What to work on:
Images are not part of the copy; transcribe all the data exactly.

Data shown:
____

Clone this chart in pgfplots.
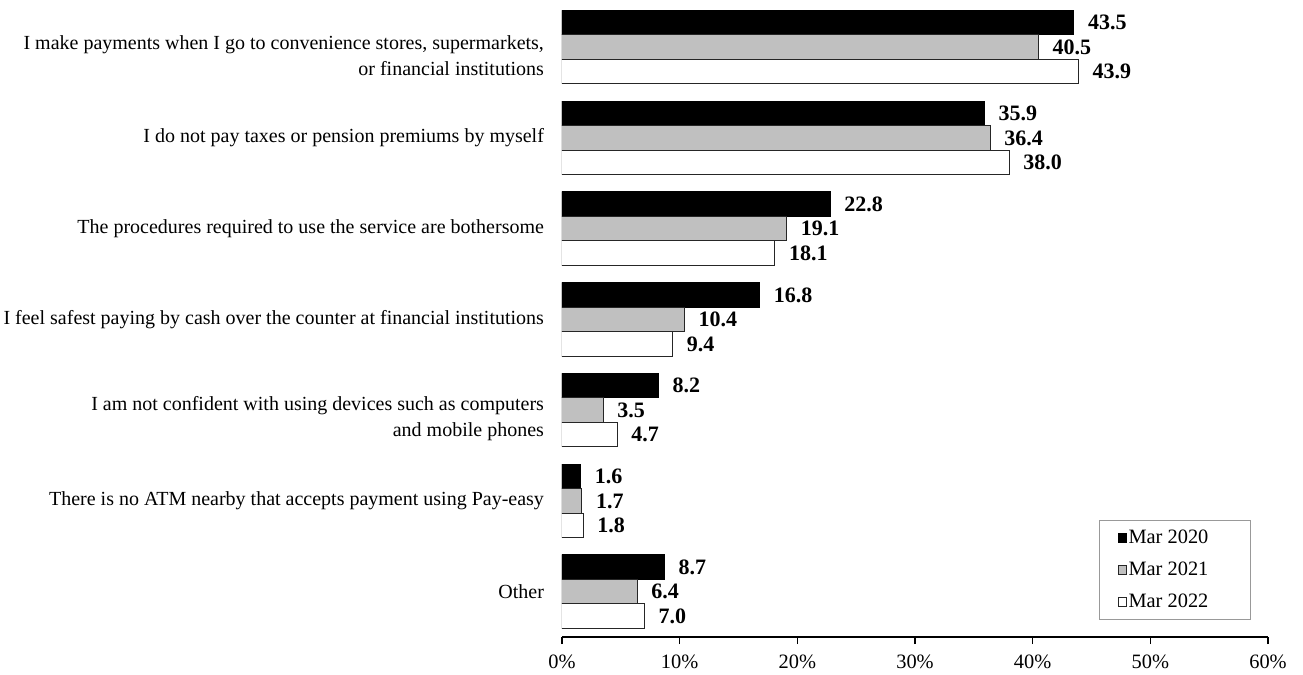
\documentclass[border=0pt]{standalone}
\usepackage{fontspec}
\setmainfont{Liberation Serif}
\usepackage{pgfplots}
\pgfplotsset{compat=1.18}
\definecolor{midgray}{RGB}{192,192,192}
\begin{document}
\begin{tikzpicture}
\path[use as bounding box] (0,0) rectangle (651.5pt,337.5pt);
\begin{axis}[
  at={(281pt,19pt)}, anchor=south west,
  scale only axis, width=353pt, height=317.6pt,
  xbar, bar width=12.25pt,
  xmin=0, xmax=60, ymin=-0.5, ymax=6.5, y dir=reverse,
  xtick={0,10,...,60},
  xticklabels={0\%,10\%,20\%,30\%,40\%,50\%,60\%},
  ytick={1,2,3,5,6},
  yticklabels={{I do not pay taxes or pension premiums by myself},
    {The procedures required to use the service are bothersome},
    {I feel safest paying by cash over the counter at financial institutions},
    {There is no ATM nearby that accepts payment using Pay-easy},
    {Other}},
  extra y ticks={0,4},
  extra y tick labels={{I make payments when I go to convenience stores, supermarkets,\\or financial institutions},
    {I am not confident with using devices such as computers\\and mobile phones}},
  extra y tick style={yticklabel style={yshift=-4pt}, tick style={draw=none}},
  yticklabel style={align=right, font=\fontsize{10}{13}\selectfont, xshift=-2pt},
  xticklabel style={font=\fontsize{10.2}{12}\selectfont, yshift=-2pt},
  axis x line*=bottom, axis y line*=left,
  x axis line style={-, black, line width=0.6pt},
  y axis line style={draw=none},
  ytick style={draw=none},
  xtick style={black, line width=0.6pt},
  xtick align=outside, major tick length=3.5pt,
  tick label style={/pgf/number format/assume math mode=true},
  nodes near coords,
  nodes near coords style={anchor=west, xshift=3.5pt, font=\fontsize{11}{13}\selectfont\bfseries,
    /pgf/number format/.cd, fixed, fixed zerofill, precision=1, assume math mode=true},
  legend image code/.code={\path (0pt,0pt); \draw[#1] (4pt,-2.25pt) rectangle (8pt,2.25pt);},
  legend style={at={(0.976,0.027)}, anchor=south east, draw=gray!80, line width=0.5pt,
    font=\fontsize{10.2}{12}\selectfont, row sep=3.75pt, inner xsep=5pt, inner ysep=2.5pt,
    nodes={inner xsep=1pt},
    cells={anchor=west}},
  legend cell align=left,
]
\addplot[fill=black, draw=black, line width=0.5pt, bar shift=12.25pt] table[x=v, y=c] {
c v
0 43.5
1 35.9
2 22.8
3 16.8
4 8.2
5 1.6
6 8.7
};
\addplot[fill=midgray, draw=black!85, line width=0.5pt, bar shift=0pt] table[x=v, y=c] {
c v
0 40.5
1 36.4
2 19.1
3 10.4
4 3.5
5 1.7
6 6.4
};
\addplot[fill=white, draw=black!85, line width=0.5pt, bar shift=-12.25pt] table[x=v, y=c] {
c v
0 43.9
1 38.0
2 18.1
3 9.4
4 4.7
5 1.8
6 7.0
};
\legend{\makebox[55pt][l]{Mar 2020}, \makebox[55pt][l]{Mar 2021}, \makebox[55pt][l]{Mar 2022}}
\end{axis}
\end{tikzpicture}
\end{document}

____

Correct result:
Clone this chart in pgfplots.
\documentclass[border=0pt]{standalone}
\usepackage{fontspec}
\setmainfont{Liberation Serif}
\usepackage{pgfplots}
\pgfplotsset{compat=1.18}
\definecolor{midgray}{RGB}{192,192,192}
\begin{document}
\begin{tikzpicture}
\path[use as bounding box] (0,0) rectangle (651.5pt,337.5pt);
\begin{axis}[
  at={(281pt,19pt)}, anchor=south west,
  scale only axis, width=353pt, height=317.6pt,
  xbar, bar width=12.25pt,
  xmin=0, xmax=60, ymin=-0.5, ymax=6.5, y dir=reverse,
  xtick={0,10,...,60},
  xticklabels={0\%,10\%,20\%,30\%,40\%,50\%,60\%},
  ytick={1,2,3,5,6},
  yticklabels={{I do not pay taxes or pension premiums by myself},
    {The procedures required to use the service are bothersome},
    {I feel safest paying by cash over the counter at financial institutions},
    {There is no ATM nearby that accepts payment using Pay-easy},
    {Other}},
  extra y ticks={0,4},
  extra y tick labels={{I make payments when I go to convenience stores, supermarkets,\\or financial institutions},
    {I am not confident with using devices such as computers\\and mobile phones}},
  extra y tick style={yticklabel style={yshift=-4pt}, tick style={draw=none}},
  yticklabel style={align=right, font=\fontsize{10}{13}\selectfont, xshift=-2pt},
  xticklabel style={font=\fontsize{10.2}{12}\selectfont, yshift=-2pt},
  axis x line*=bottom, axis y line*=left,
  x axis line style={-, black, line width=0.6pt},
  y axis line style={draw=none},
  ytick style={draw=none},
  xtick style={black, line width=0.6pt},
  xtick align=outside, major tick length=3.5pt,
  tick label style={/pgf/number format/assume math mode=true},
  nodes near coords,
  nodes near coords style={anchor=west, xshift=3.5pt, font=\fontsize{11}{13}\selectfont\bfseries,
    /pgf/number format/.cd, fixed, fixed zerofill, precision=1, assume math mode=true},
  legend image code/.code={\path (0pt,0pt); \draw[#1] (4pt,-2.25pt) rectangle (8pt,2.25pt);},
  legend style={at={(0.976,0.027)}, anchor=south east, draw=gray!80, line width=0.5pt,
    font=\fontsize{10.2}{12}\selectfont, row sep=3.75pt, inner xsep=5pt, inner ysep=2.5pt,
    nodes={inner xsep=1pt},
    cells={anchor=west}},
  legend cell align=left,
]
\addplot[fill=black, draw=black, line width=0.5pt, bar shift=12.25pt] table[x=v, y=c] {
c v
0 43.5
1 35.9
2 22.8
3 16.8
4 8.2
5 1.6
6 8.7
};
\addplot[fill=midgray, draw=black!85, line width=0.5pt, bar shift=0pt] table[x=v, y=c] {
c v
0 40.5
1 36.4
2 19.1
3 10.4
4 3.5
5 1.7
6 6.4
};
\addplot[fill=white, draw=black!85, line width=0.5pt, bar shift=-12.25pt] table[x=v, y=c] {
c v
0 43.9
1 38.0
2 18.1
3 9.4
4 4.7
5 1.8
6 7.0
};
\legend{\makebox[55pt][l]{Mar 2020}, \makebox[55pt][l]{Mar 2021}, \makebox[55pt][l]{Mar 2022}}
\end{axis}
\end{tikzpicture}
\end{document}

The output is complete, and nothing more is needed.